A new award, the English baccalaureate, will be introduced for any student who secures good GCSE passes in English, maths, science, a modern or ancient foreign language, and a humanity. Schools that help pupils attain this breadth of study will be given special recognition in league tables. So far so good, but what if you work in a school where you are unlikely to meet the new threshold of 35% A*-C? Will the kids all be encouraged to study history at GCSE there? I think we all know the answer. I know of tens of schools where students have been advised not to study history as it is ‘too hard’.

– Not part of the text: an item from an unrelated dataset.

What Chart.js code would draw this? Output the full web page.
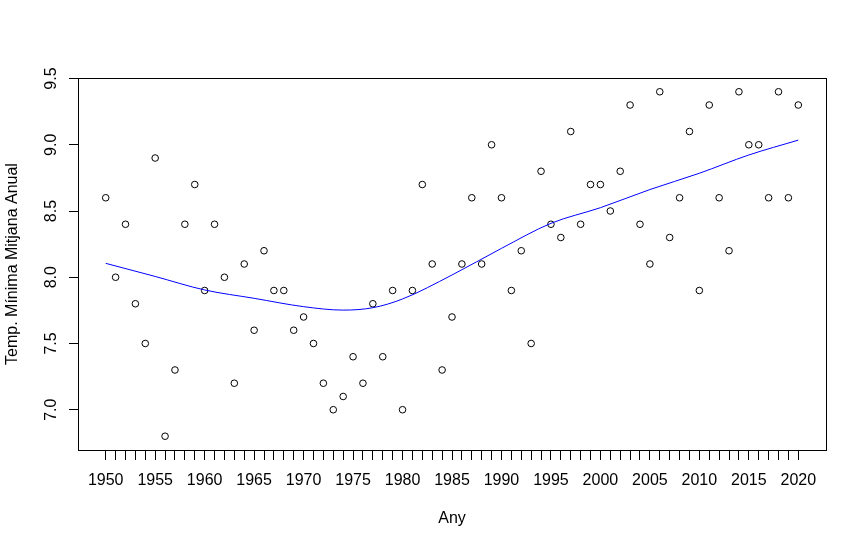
<!DOCTYPE html>
<html>
<head>
<meta charset="utf-8">
<script src="https://cdn.jsdelivr.net/npm/chart.js@4.4.1/dist/chart.umd.min.js"></script>
<style>
  html, body { margin: 0; padding: 0; background: #fff; }
  #wrap { width: 866px; height: 548px; }
</style>
</head>
<body>
<div id="wrap"><canvas id="chart"></canvas></div>
<script>
// Temp. minima mitjana anual, 1950-2020, with lowess trend
const years = [
  1950, 1951, 1952, 1953, 1954, 1955, 1956, 1957, 1958, 1959,
  1960, 1961, 1962, 1963, 1964, 1965, 1966, 1967, 1968, 1969,
  1970, 1971, 1972, 1973, 1974, 1975, 1976, 1977, 1978, 1979,
  1980, 1981, 1982, 1983, 1984, 1985, 1986, 1987, 1988, 1989,
  1990, 1991, 1992, 1993, 1994, 1995, 1996, 1997, 1998, 1999,
  2000, 2001, 2002, 2003, 2004, 2005, 2006, 2007, 2008, 2009,
  2010, 2011, 2012, 2013, 2014, 2015, 2016, 2017, 2018, 2019,
  2020
];
const tempMin = [
  8.6, 8.0, 8.4, 7.8, 7.5, 8.9, 6.8, 7.3, 8.4, 8.7,
  7.9, 8.4, 8.0, 7.2, 8.1, 7.6, 8.2, 7.9, 7.9, 7.6,
  7.7, 7.5, 7.2, 7.0, 7.1, 7.4, 7.2, 7.8, 7.4, 7.9,
  7.0, 7.9, 8.7, 8.1, 7.3, 7.7, 8.1, 8.6, 8.1, 9.0,
  8.6, 7.9, 8.2, 7.5, 8.8, 8.4, 8.3, 9.1, 8.4, 8.7,
  8.7, 8.5, 8.8, 9.3, 8.4, 8.1, 9.4, 8.3, 8.6, 9.1,
  7.9, 9.3, 8.6, 8.2, 9.4, 9.0, 9.0, 8.6, 9.4, 8.6,
  9.3
];
// trend line
const smoothYears = [1950, 1955, 1960, 1965, 1970, 1974, 1977, 1980, 1985, 1990, 1995, 2000, 2005, 2010, 2015, 2020];
const smoothValues = [8.105, 8.006, 7.904, 7.841, 7.778, 7.752, 7.770, 7.836, 8.017, 8.218, 8.407, 8.525, 8.662, 8.785, 8.923, 9.035];
const yTicks = [7.0, 7.5, 8.0, 8.5, 9.0, 9.5];

const FONT_FAMILY = 'Arial, "Liberation Sans", sans-serif';
const FONT = { family: FONT_FAMILY, size: 16 };

// R-style box round the plot and rotated y tick labels
const rBoxPlugin = {
  id: 'rBox',
  afterDraw(chart) {
    const { ctx, chartArea: a, scales } = chart;
    ctx.save();
    ctx.strokeStyle = '#000';
    ctx.lineWidth = 1;
    ctx.strokeRect(Math.round(a.left) + 0.5, Math.round(a.top) + 0.5,
      Math.round(a.right - a.left), Math.round(a.bottom - a.top));

    ctx.font = `16px ${FONT_FAMILY}`;
    ctx.fillStyle = '#000';
    ctx.textAlign = 'center';
    ctx.textBaseline = 'alphabetic';
    scales.y.ticks.forEach((t) => {
      const y = scales.y.getPixelForValue(t.value);
      ctx.save();
      ctx.translate(56, y);
      ctx.rotate(-Math.PI / 2);
      ctx.fillText(t.value.toFixed(1), 0, 0);
      ctx.restore();
    });
    ctx.restore();
  }
};

const points = years.map((y, i) => ({ x: y, y: tempMin[i] }));
const trend = smoothYears.map((y, i) => ({ x: y, y: smoothValues[i] }));

new Chart(document.getElementById('chart'), {
  type: 'scatter',
  data: {
    datasets: [
      {
        label: 'lowess',
        data: trend,
        showLine: true,
        borderColor: '#0000ff',
        borderWidth: 1,
        pointRadius: 0,
        cubicInterpolationMode: 'monotone',
        fill: false
      },
      {
        label: 'Temp',
        data: points,
        pointStyle: 'circle',
        pointRadius: 3.3,
        borderColor: '#000',
        backgroundColor: 'rgba(0,0,0,0)',
        borderWidth: 1
      }
    ]
  },
  options: {
    responsive: true,
    maintainAspectRatio: false,
    animation: false,
    devicePixelRatio: 1,
    layout: { padding: { top: 78, right: 40, left: 0, bottom: 0 } },
    plugins: {
      legend: { display: false },
      tooltip: { enabled: false }
    },
    scales: {
      x: {
        type: 'linear',
        min: 1947.2,
        max: 2022.8,
        afterBuildTicks: (scale) => { scale.ticks = years.map((v) => ({ value: v })); },
        afterFit: (scale) => { scale.height = 98; },
        ticks: {
          autoSkip: false,
          maxRotation: 0,
          minRotation: 0,
          padding: 11,
          color: '#000',
          font: FONT,
          callback: (v) => (v % 5 === 0 ? String(v) : '')
        },
        grid: { drawOnChartArea: false, tickLength: 10, color: '#000', tickColor: '#000' },
        border: { display: false },
        title: { display: true, text: 'Any', color: '#000', font: FONT, padding: { top: 0, bottom: 20 } }
      },
      y: {
        type: 'linear',
        min: 6.696,
        max: 9.504,
        afterBuildTicks: (scale) => { scale.ticks = yTicks.map((v) => ({ value: v })); },
        afterFit: (scale) => { scale.width = 78; },
        ticks: { display: false },
        grid: { drawOnChartArea: false, tickLength: 9, color: '#000', tickColor: '#000' },
        border: { display: false },
        title: { display: true, text: 'Temp. Mínima Mitjana Anual', color: '#000', font: FONT, padding: { top: 3, bottom: 0 } }
      }
    }
  },
  plugins: [rBoxPlugin]
});
</script>
</body>
</html>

If schools are to be given more freedom, will that mean freedom not to offer history, not only at GCSE but also at KS3 That will be the test. We know Gove is averse to general humanities rather than traditonal subjects, but will he oppose the will of those headteachers who have joined the misguided Gaderene rush in that direction recently. Humanities was roasted in the late 1980s. Thatb is why they went for separate subjects in the National Curriculum.

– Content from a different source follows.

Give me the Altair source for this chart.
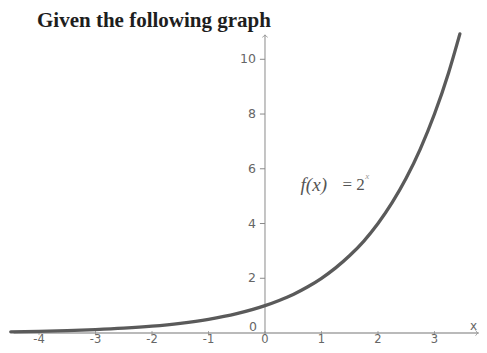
import altair as alt
import pandas as pd

# Data
x_ticks = [-4, -3, -2, -1, 0, 1, 2, 3]
x_tick_labels = ["-4", "-3", "-2", "-1", "0", "1", "2", "3"]
y_ticks = [2, 4, 6, 8, 10]
y_tick_labels = ["2", "4", "6", "8", "10"]
curve_x = [-4.5, -4, -3.5, -3, -2.5, -2, -1.5, -1, -0.5, 0, 0.25, 0.5, 0.75,
           1, 1.25, 1.5, 1.75, 2, 2.25, 2.5, 2.75, 3, 3.25, 3.45]
curve_y = [0.044, 0.0625, 0.088, 0.125, 0.177, 0.25, 0.354, 0.5, 0.707, 1.0,
           1.19, 1.41, 1.68, 2.0, 2.38, 2.83, 3.36, 4.0, 4.76, 5.66, 6.73,
           8.0, 9.51, 10.93]

W, H = 471, 337
xs = alt.Scale(domain=[-4.549, 3.788], nice=False, zero=False)
ys = alt.Scale(domain=[-0.438, 11.874], nice=False, zero=False)

def X(v):
    return alt.X(v, scale=xs, axis=None)

def Y(v):
    return alt.Y(v, scale=ys, axis=None)

base = alt.Chart(pd.DataFrame({"d": [0]}))
axis_col = "#8a8a8a"
lab_col = "#666666"

x_axis = base.mark_rule(color="#777777", strokeWidth=1.2).encode(
    x=alt.X("a:Q", scale=xs, axis=None), x2="b:Q", y=alt.Y("c:Q", scale=ys, axis=None)
).transform_calculate(a="-4.45", b="3.785", c="0")

y_axis = base.mark_rule(color=axis_col, strokeWidth=1).encode(
    x=alt.X("a:Q", scale=xs, axis=None), y=alt.Y("b:Q", scale=ys, axis=None), y2="c:Q"
).transform_calculate(a="0", b="0", c="10.9")

xt_df = pd.DataFrame({"x": x_ticks, "lab": x_tick_labels})
yt_df = pd.DataFrame({"y": y_ticks, "lab": y_tick_labels})

x_tick_marks = alt.Chart(xt_df).mark_tick(color=axis_col, size=4, thickness=1,
                                          orient="vertical").encode(
    x=X("x:Q"), y=alt.Y("z:Q", scale=ys, axis=None)
).transform_calculate(z="0")

x_tick_text = alt.Chart(xt_df).mark_text(font="DejaVu Sans", fontSize=11.5,
                                         color=lab_col, baseline="bottom",
                                         dy=11.5).encode(
    x=X("x:Q"), y=alt.Y("z:Q", scale=ys, axis=None), text="lab:N"
).transform_calculate(z="0")

y_tick_marks = alt.Chart(yt_df).mark_rule(color=axis_col, strokeWidth=1).encode(
    y=Y("y:Q"), x=alt.X("a:Q", scale=xs, axis=None), x2="b:Q"
).transform_calculate(a="-0.09", b="0")

y_tick_text = alt.Chart(yt_df).mark_text(font="DejaVu Sans", fontSize=12.5,
                                         color=lab_col, align="right",
                                         baseline="middle", dx=-9).encode(
    y=Y("y:Q"), x=alt.X("a:Q", scale=xs, axis=None), text="lab:N"
).transform_calculate(a="0")

origin_text = base.mark_text(font="DejaVu Sans", fontSize=12.5, color=lab_col,
                             align="right", baseline="middle", dx=-8, dy=-6).encode(
    x=alt.X("a:Q", scale=xs, axis=None), y=alt.Y("b:Q", scale=ys, axis=None),
    text=alt.value("0")
).transform_calculate(a="0", b="0")

x_name = base.mark_text(font="DejaVu Sans", fontSize=12, color=lab_col,
                        baseline="middle", dy=-7).encode(
    x=alt.X("a:Q", scale=xs, axis=None), y=alt.Y("b:Q", scale=ys, axis=None),
    text=alt.value("x")
).transform_calculate(a="3.69", b="0")

arrow_path = "M-1,0.8 L0,0 L1,0.8"
y_arrow = base.mark_point(shape=arrow_path, filled=False, color=axis_col,
                          size=30, strokeWidth=1).encode(
    x=alt.X("a:Q", scale=xs, axis=None), y=alt.Y("b:Q", scale=ys, axis=None)
).transform_calculate(a="0", b="10.88")

x_arrow = base.mark_point(shape=arrow_path, filled=False, color=axis_col,
                          size=30, strokeWidth=1, angle=90).encode(
    x=alt.X("a:Q", scale=xs, axis=None), y=alt.Y("b:Q", scale=ys, axis=None)
).transform_calculate(a="3.765", b="0")

curve = alt.Chart(pd.DataFrame({"x": curve_x, "y": curve_y})).mark_line(
    color="#5a5a5a", strokeWidth=3.3, interpolate="monotone", strokeCap="round"
).encode(x=X("x:Q"), y=Y("y:Q"))

f_lab = base.mark_text(font="Liberation Serif", fontSize=19, fontStyle="italic",
                       color="#555555", align="left", baseline="middle").encode(
    x=alt.X("a:Q", scale=xs, axis=None), y=alt.Y("b:Q", scale=ys, axis=None),
    text=alt.value("f(x)")
).transform_calculate(a="0.63", b="5.4")

eq_lab = base.mark_text(font="Liberation Serif", fontSize=17, color="#555555",
                        align="left", baseline="middle").encode(
    x=alt.X("a:Q", scale=xs, axis=None), y=alt.Y("b:Q", scale=ys, axis=None),
    text=alt.value("= 2")
).transform_calculate(a="1.37", b="5.4")

sup_lab = base.mark_text(font="Liberation Serif", fontSize=9, fontStyle="italic",
                         color="#999999", align="left", baseline="middle").encode(
    x=alt.X("a:Q", scale=xs, axis=None), y=alt.Y("b:Q", scale=ys, axis=None),
    text=alt.value("x")
).transform_calculate(a="1.775", b="5.72")

title = base.mark_text(font="Liberation Serif", fontSize=21, fontWeight="bold",
                       color="#1e1e1e", align="left", baseline="alphabetic").encode(
    x=alt.value(29), y=alt.value(19), text=alt.value("Given the following graph")
)

chart = alt.layer(
    x_axis, y_axis, x_tick_marks, y_tick_marks, x_tick_text, y_tick_text,
    origin_text, x_name, y_arrow, x_arrow, curve, f_lab, eq_lab, sup_lab, title
).properties(
    width=W, height=H, padding=0, autosize=alt.AutoSizeParams(type="none"),
    background="white"
).configure_view(stroke=None)

chart.save("out.html", embed_options={"renderer": "svg", "actions": False})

The proposal to raise the threshold at which schools are considered to be “failing” to fewer than 35% of pupils achieving five GCSEs graded A* to C is , apparently an absolute, but it is followed by saying “”Our approach is going to be more sophisticated than the last government,” he said. “If a school has a really tough intake but it’s still making tremendous progress, then we won’t be classifying it as under performing”. Which is it; absolute or relative to intake. If the former, and that’s how it sounds, thenwho is going to teach history there, especially in an area with nearby grammar schools.
Just what sort of history will emerge in the new curriculum? Taught by redeployed soldiers to kids in blazers we start to get the idea! We hear the word ‘traditional’ far too often for my liking and Gove is far more interested in the 1688 Revolution than any adolescent I have ever taught.
We wait with bated breath for the next instalment, the draft of the new curriculum.